The magic lies in the numbers — and the nationalism. The battery is French. The electric motor, built in Trémery. The design, of course, conceived in Paris. Together, they form a technological ecosystem that DS hopes will re-establish French engineering as a world benchmark. The 97.2 kWh pack’s energy density of 264 Wh/kg puts it right among the elite of the EV world — without the exotic price tag or Silicon Valley smugness.

And while the tech is serious, the experience remains distinctly DS: poised, refined, and quietly charismatic. With a drag coefficient of 0.24, the N°8 slices through the air with aerodynamic grace, while the interior promises the kind of hushed, jewel-like atmosphere you’d expect from a Parisian atelier.

A Game-Changer, or Just a Gentle Revolution?

DS CEO Xavier Peugeot puts it bluntly: “It’s no longer the battery that requires you to stop for charging.” It’s a bold statement — one that turns the EV narrative on its head.
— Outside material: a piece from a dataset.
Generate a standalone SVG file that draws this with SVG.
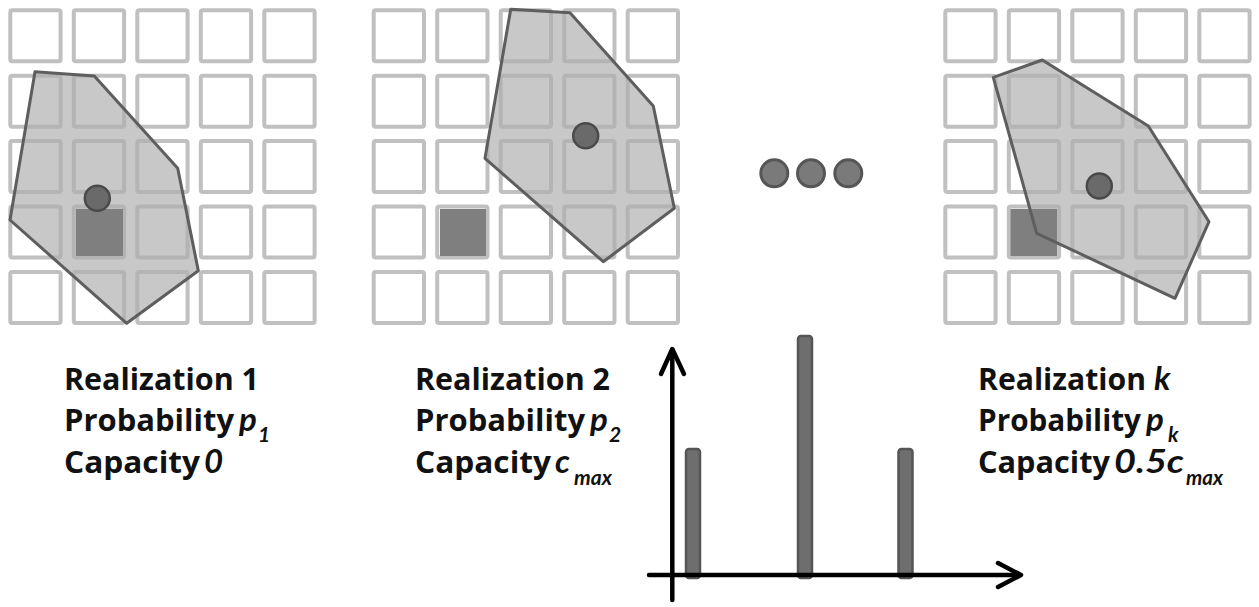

The DS N°8 doesn’t want to be a car you plan trips around; it wants to be a car you just drive.

In the real world, that means cross-country jaunts without range planning spreadsheets, spontaneous detours without the dreaded “Battery Low” warning, and maybe — just maybe — the rebirth of the grand European road trip, this time with zero tailpipe guilt.

So yes, the DS N°8 is more than just another electric saloon. It’s a rolling argument that luxury in the EV era isn’t about acceleration figures or touchscreen acreage — it’s about freedom. And in that sense, this French contender might just be the most liberté, égalité, mobilité car on sale.